Si, pour les responsables du protocole, HAL n’est pas un concurrent du système en place, pour Jean-Pierre de Villartay (unité Inserm Développement normal et pathologique du système immunitaire), l’accès ouvert n’apparaît pas comme un plus : «Pour le chercheur, ce système semble redondant par rapport à ce qui existe. Les laboratoires sont abonnés aux revues scientifiques et ont donc déjà accès à une grande partie des publications.» Jean-Pierre de Villartay craint que l’absence de vérification par un comité de lecture n’entraîne la publication de recherches «fausses ou peu importantes». Le souci premier est l’efficacité et «le seul moyen, c’est l’approbation des publications par un comité de lecture impartial et honnête». «Les chercheurs vont continuer de se battre pour être publiés dans des revues à fort impact factor », confirme Sonia Garel.

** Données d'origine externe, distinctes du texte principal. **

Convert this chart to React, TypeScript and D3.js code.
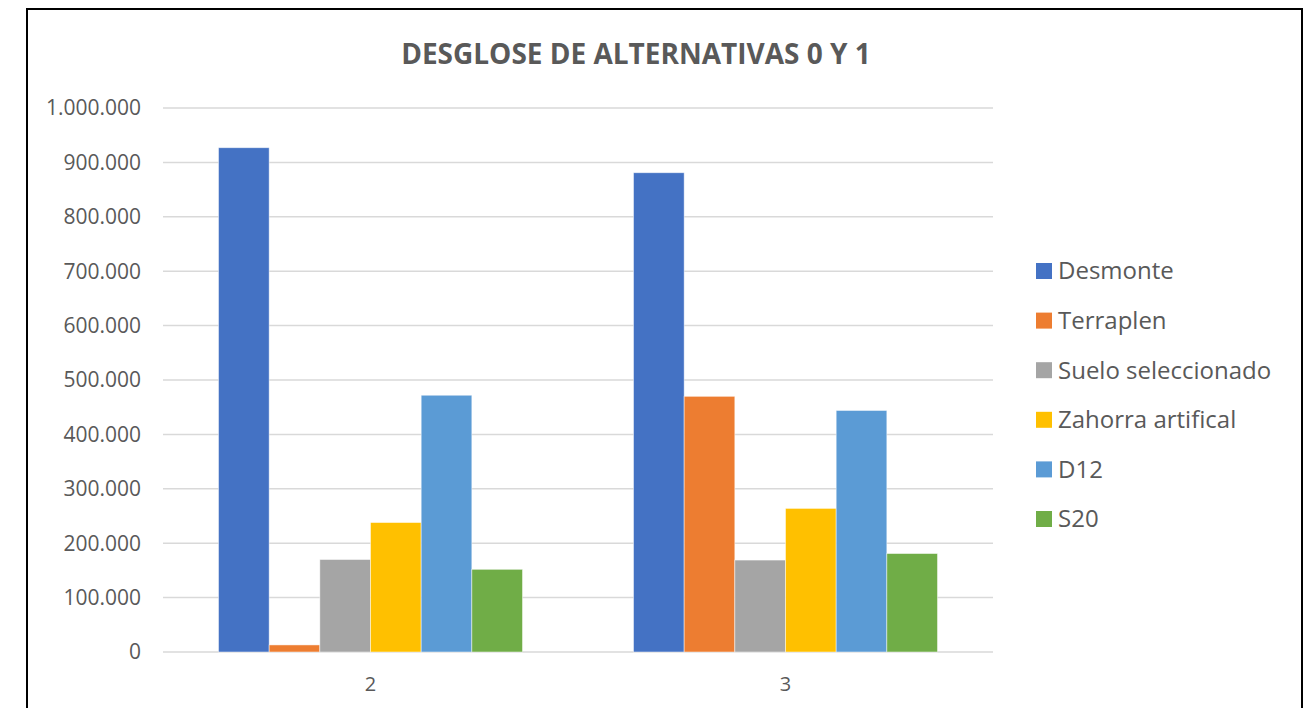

Quelle serait dès lors l’utilité de HAL ? Le Dr Garel reconnaît que «cela peut être un moyen de publier des résultats rapidement avant l’accord des grandes revues scientifiques», ce qui favorisera une certaine protection : «Pour une découverte scientifique, il est important de prendre date.»
Une réunion d’information aura lieu le 15 novembre à l’Inserm à destination des chercheurs, seule garantie du succès de HAL. Mais, là encore, le Dr Garel se pose la question : «Est-ce que les chercheurs vont suivre? Je n’en sais rien.»